Avoiding conversations about babies and children in general is like when I used to try walking on the sidewalk without stepping on a crack. It’s fine as long as you always look down and concentrate on where each step is going to land. But look up and around, relax just a little, and bam! Stepped on a crack, broke your mother’s back. (An awful game, now that I think about it.)
Besides, real relationships are all about looking up and focusing not on where I’m going to land in a conversation but on being truly present with another person. For most people, woven throughout the conversations of life is the inevitable talk of babies and children because it’s what life is about for almost everyone I know. Think about it. It’s probably true for just about everyone in your life as well.
At this point, I’m pretty much ok when conversations include updates on toddlers and stories of genius grandbabies. I want to hear the stories of people I care about; I want to see the photos that bring them joy. It’s not their fault that I can’t participate, any more than it’s mine. (That one doesn’t ring true yet. At all.)
Still, being willing to engage with and eager to learn about the children in someone’s life does not mean that my own “stuff” about children no longer exists. Or that it’s easy for me. Sometimes it is really, really hard and I find myself blinking back tears that I forgot could still come with the snap of a onesie or a sweet song from the back seat.
And that – a thousand times that – is what people don’t get. I don’t blame them, I don’t really get it either but I’ve grown to accept it and to cut myself some slack.

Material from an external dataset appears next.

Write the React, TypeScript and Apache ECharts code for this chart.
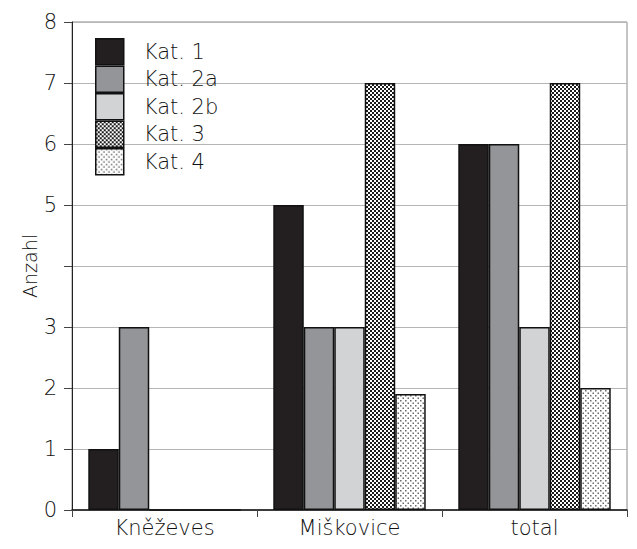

And no, I don’t feel like I’m “stuck” in my grief; I have come a very, very long way on this journey.
Therein lies the gray. Journeys have destinations, even the long ones. Short of saying that this journey will end in heaven, I don’t see ever “arriving” at a place where I am not affected.
I accept that, and I trust that God who has gotten me this far will continue to heal my heart. I used to read Psalm 37:4 to mean that I would basically get what I wanted. I’m not talking the lottery or passing a college final. I’m talking the deep-down, real dreams.
“Take delight in the Lord, and He will give you the desires of your heart.”
But of course I always wanted to focus on the last part more than the first. Delight in the Lord? Yeah, yeah, yeah, now when do we get to the good stuff?
Note to self: this is the good stuff. Delighting in the Lord is the good stuff. This life, with all its blessings, is the good stuff. The painful and the difficult, as well as the joyous and the beautiful, this is the good stuff. As are all the gray areas in between.